On 08/15/2017 02:01 PM, Peter Krempa wrote:
> On Mon, Aug 14, 2017 at 20:46:10 -0400, John Ferlan wrote:
>> On 08/03/2017 04:50 AM, Peter Krempa wrote:
>
> [ trimmed off-topic part ]
>
>> NB: I didn't dig into the qemumonitorjsontest algorithm, but...
>>
>> While going through the common object changes, I ended up looking at and
>> thinking about the hash table algorithms, initially it was just the
>> "grow" algorithm as I think it is a bit "aggressive"
(perhaps wasteful)
>> since as soon as 1 bucket chain exceeds 8 elements, the table is resized
>> by 8 unless the new size is 8 * 2048 - at which time no matter how full
>> a bucket is we don't resize the table
>
> Resizing the table is very expensive, so it makes sense to scale it
> aggresively. At some point though it would take too much memory.
>
> If some place in the code expects massive hash table, it can set the
> hash table to > 2048 manually.
>
>> The next thing I considered was using a prime number as the table bucket
>> size and it seems by just doing that will cause qemumonitorjsontest to
>
> What would be the benefit of such change? I don't really see how prime
> numbers would improve anything performance-wise.

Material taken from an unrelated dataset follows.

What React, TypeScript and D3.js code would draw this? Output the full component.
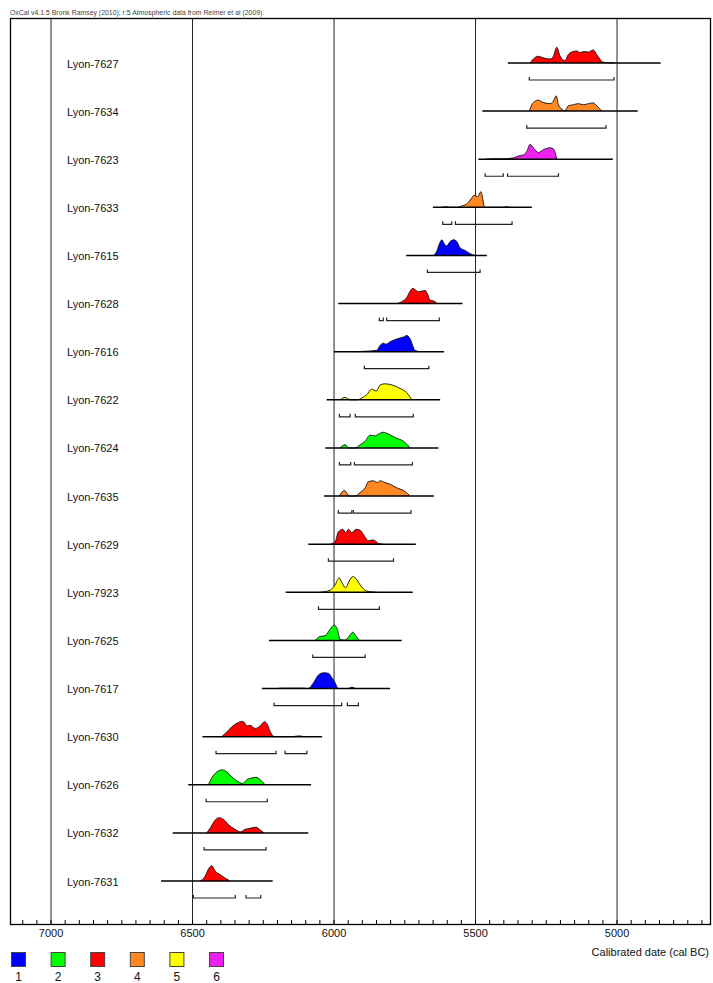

Because if your hash function is stupid it can cluster all the keys
together. Primes, however, have way fewer divisors, therefore clustering
is harder to achieve. Of course, you can construct a hash function so
that it's utterly stupid (e.g. {return 4;}) and then all of our
optimizations are thrown out of the window. But I believe that using
prime numbers for table size is advised in the literature too.
Apparently, wiki mentions this fact too:
https://en.wikipedia.org/wiki/Hash_table#Choosing_a_hash_function
If your hash function has a problem with clustering, then you really
should replace the hash function with a better one - which we already
did a few years back now :-)
Incidentally, we should replace our murmurhash funtion with siphash
at some point, because people have found attacks against murmurhash,
and so most devs have migrated over to siphash.